* **Task to carry out**:
Extract each line of the material that follows exactly and omit its pictures.

========

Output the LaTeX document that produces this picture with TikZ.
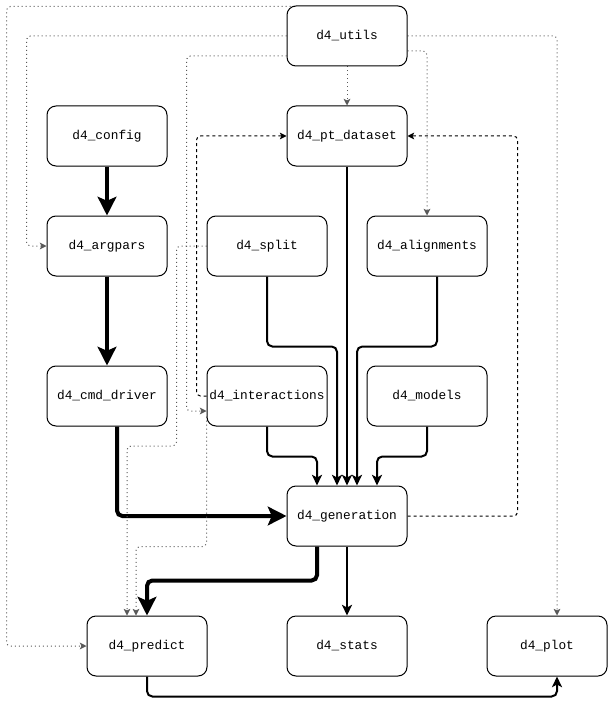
\documentclass[tikz,border=0pt]{standalone}
\usepackage{fontspec}
\setmonofont{Liberation Mono}
\usetikzlibrary{arrows.meta,calc,backgrounds}
\begin{document}
\begin{tikzpicture}[x=0.75pt,y=-0.75pt,
  box/.style={draw, line width=0.75pt, rounded corners=6.75pt, fill=white,
    minimum width=90pt, minimum height=45pt, inner sep=0pt,
    font=\ttfamily\fontsize{9.6}{11}\selectfont},
  boldedge/.style={line width=3pt, rounded corners=4pt,
    -{Stealth[length=14pt,width=14pt,inset=3pt]}},
  normedge/.style={line width=1.5pt, rounded corners=4pt,
    -{Stealth[length=8pt,width=7.5pt,inset=2pt]}},
  dotedge/.style={line width=0.75pt, black!65, rounded corners=3pt,
    dash pattern=on 0.75pt off 2.25pt,
    -{Stealth[length=5pt,width=5pt,inset=1.2pt]}},
  dashedge/.style={line width=0.75pt, rounded corners=3pt,
    dash pattern=on 2.25pt off 2.25pt,
    -{Stealth[length=5pt,width=5pt,inset=1.2pt]}}
]
\useasboundingbox (0,0) rectangle (609,706);

\node[box] (utils)   at (347,36)  {d4\_utils};
\node[box] (config)  at (107,136) {d4\_config};
\node[box] (pt)      at (347,136) {d4\_pt\_dataset};
\node[box] (argpars) at (107,246) {d4\_argpars};
\node[box] (split)   at (267,246) {d4\_split};
\node[box] (align)   at (427,246) {d4\_alignments};
\node[box] (cmd)     at (107,396) {d4\_cmd\_driver};
\node[box] (inter)   at (267,396) {d4\_interactions};
\node[box] (models)  at (427,396) {d4\_models};
\node[box] (gen)     at (347,516) {d4\_generation};
\node[box] (predict) at (147,646) {d4\_predict};
\node[box] (stats)   at (347,646) {d4\_stats};
\node[box] (plot)    at (547,646) {d4\_plot};

\begin{pgfonlayer}{background}
% thick edges
\draw[boldedge] (config.south) -- (argpars.north);
\draw[boldedge] (argpars.south) -- (cmd.north);
\draw[boldedge] ($(cmd.south)+(10,0)$) |- (gen.west);
\draw[boldedge] ($(gen.south)+(-30,0)$) -- ++(0,34) -| (predict.north);
% normal edges
\draw[normedge] (gen.south) -- (stats.north);
\draw[normedge] (predict.south) -- ++(0,20) -| ($(plot.south)+(10,0)$);
\draw[normedge] (pt.south) -- (gen.north);
\draw[normedge] (split.south) -- ++(0,70) -| ($(gen.north)+(-10,0)$);
\draw[normedge] ($(align.south)+(10,0)$) -- ++(0,70) -| ($(gen.north)+(10,0)$);
\draw[normedge] (inter.south) -- ++(0,30) -| ($(gen.north)+(-30,0)$);
\draw[normedge] (models.south) -- ++(0,30) -| ($(gen.north)+(30,0)$);
% dotted edges
\draw[dotedge] (utils.south) -- (pt.north);
\draw[dotedge] ($(utils.east)+(0,15)$) -| (align.north);
\draw[dotedge] (utils.east) -| ($(plot.north)+(10,0)$);
\draw[dotedge] (utils.west) -- ++(-260,0) |- (argpars.west);
\draw[dotedge] ($(utils.west)+(0,20)$) -- ++(-100,0) |- ($(inter.west)+(0,15)$);
\draw[dotedge] ($(utils.north west)+(8,1)$) -- ++(-288,0) |- (predict.west);
\draw[dotedge] (split.west) -- ++(-30,0) -- ++(0,200) -| ($(predict.north)+(-20,0)$);
\draw[dotedge] ($(inter.south west)+(0,-10)$) -- ++(0,130) -| ($(predict.north)+(-11,0)$);
% dashed edges
\draw[dashedge] (inter.west) -- ++(-10,0) |- (pt.west);
\draw[dashedge] (gen.east) -- ++(110,0) |- (pt.east);
\end{pgfonlayer}
\end{tikzpicture}
\end{document}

========

* **Result of the task**:
Output the LaTeX document that produces this picture with TikZ.
\documentclass[tikz,border=0pt]{standalone}
\usepackage{fontspec}
\setmonofont{Liberation Mono}
\usetikzlibrary{arrows.meta,calc,backgrounds}
\begin{document}
\begin{tikzpicture}[x=0.75pt,y=-0.75pt,
  box/.style={draw, line width=0.75pt, rounded corners=6.75pt, fill=white,
    minimum width=90pt, minimum height=45pt, inner sep=0pt,
    font=\ttfamily\fontsize{9.6}{11}\selectfont},
  boldedge/.style={line width=3pt, rounded corners=4pt,
    -{Stealth[length=14pt,width=14pt,inset=3pt]}},
  normedge/.style={line width=1.5pt, rounded corners=4pt,
    -{Stealth[length=8pt,width=7.5pt,inset=2pt]}},
  dotedge/.style={line width=0.75pt, black!65, rounded corners=3pt,
    dash pattern=on 0.75pt off 2.25pt,
    -{Stealth[length=5pt,width=5pt,inset=1.2pt]}},
  dashedge/.style={line width=0.75pt, rounded corners=3pt,
    dash pattern=on 2.25pt off 2.25pt,
    -{Stealth[length=5pt,width=5pt,inset=1.2pt]}}
]
\useasboundingbox (0,0) rectangle (609,706);

\node[box] (utils)   at (347,36)  {d4\_utils};
\node[box] (config)  at (107,136) {d4\_config};
\node[box] (pt)      at (347,136) {d4\_pt\_dataset};
\node[box] (argpars) at (107,246) {d4\_argpars};
\node[box] (split)   at (267,246) {d4\_split};
\node[box] (align)   at (427,246) {d4\_alignments};
\node[box] (cmd)     at (107,396) {d4\_cmd\_driver};
\node[box] (inter)   at (267,396) {d4\_interactions};
\node[box] (models)  at (427,396) {d4\_models};
\node[box] (gen)     at (347,516) {d4\_generation};
\node[box] (predict) at (147,646) {d4\_predict};
\node[box] (stats)   at (347,646) {d4\_stats};
\node[box] (plot)    at (547,646) {d4\_plot};

\begin{pgfonlayer}{background}
% thick edges
\draw[boldedge] (config.south) -- (argpars.north);
\draw[boldedge] (argpars.south) -- (cmd.north);
\draw[boldedge] ($(cmd.south)+(10,0)$) |- (gen.west);
\draw[boldedge] ($(gen.south)+(-30,0)$) -- ++(0,34) -| (predict.north);
% normal edges
\draw[normedge] (gen.south) -- (stats.north);
\draw[normedge] (predict.south) -- ++(0,20) -| ($(plot.south)+(10,0)$);
\draw[normedge] (pt.south) -- (gen.north);
\draw[normedge] (split.south) -- ++(0,70) -| ($(gen.north)+(-10,0)$);
\draw[normedge] ($(align.south)+(10,0)$) -- ++(0,70) -| ($(gen.north)+(10,0)$);
\draw[normedge] (inter.south) -- ++(0,30) -| ($(gen.north)+(-30,0)$);
\draw[normedge] (models.south) -- ++(0,30) -| ($(gen.north)+(30,0)$);
% dotted edges
\draw[dotedge] (utils.south) -- (pt.north);
\draw[dotedge] ($(utils.east)+(0,15)$) -| (align.north);
\draw[dotedge] (utils.east) -| ($(plot.north)+(10,0)$);
\draw[dotedge] (utils.west) -- ++(-260,0) |- (argpars.west);
\draw[dotedge] ($(utils.west)+(0,20)$) -- ++(-100,0) |- ($(inter.west)+(0,15)$);
\draw[dotedge] ($(utils.north west)+(8,1)$) -- ++(-288,0) |- (predict.west);
\draw[dotedge] (split.west) -- ++(-30,0) -- ++(0,200) -| ($(predict.north)+(-20,0)$);
\draw[dotedge] ($(inter.south west)+(0,-10)$) -- ++(0,130) -| ($(predict.north)+(-11,0)$);
% dashed edges
\draw[dashedge] (inter.west) -- ++(-10,0) |- (pt.west);
\draw[dashedge] (gen.east) -- ++(110,0) |- (pt.east);
\end{pgfonlayer}
\end{tikzpicture}
\end{document}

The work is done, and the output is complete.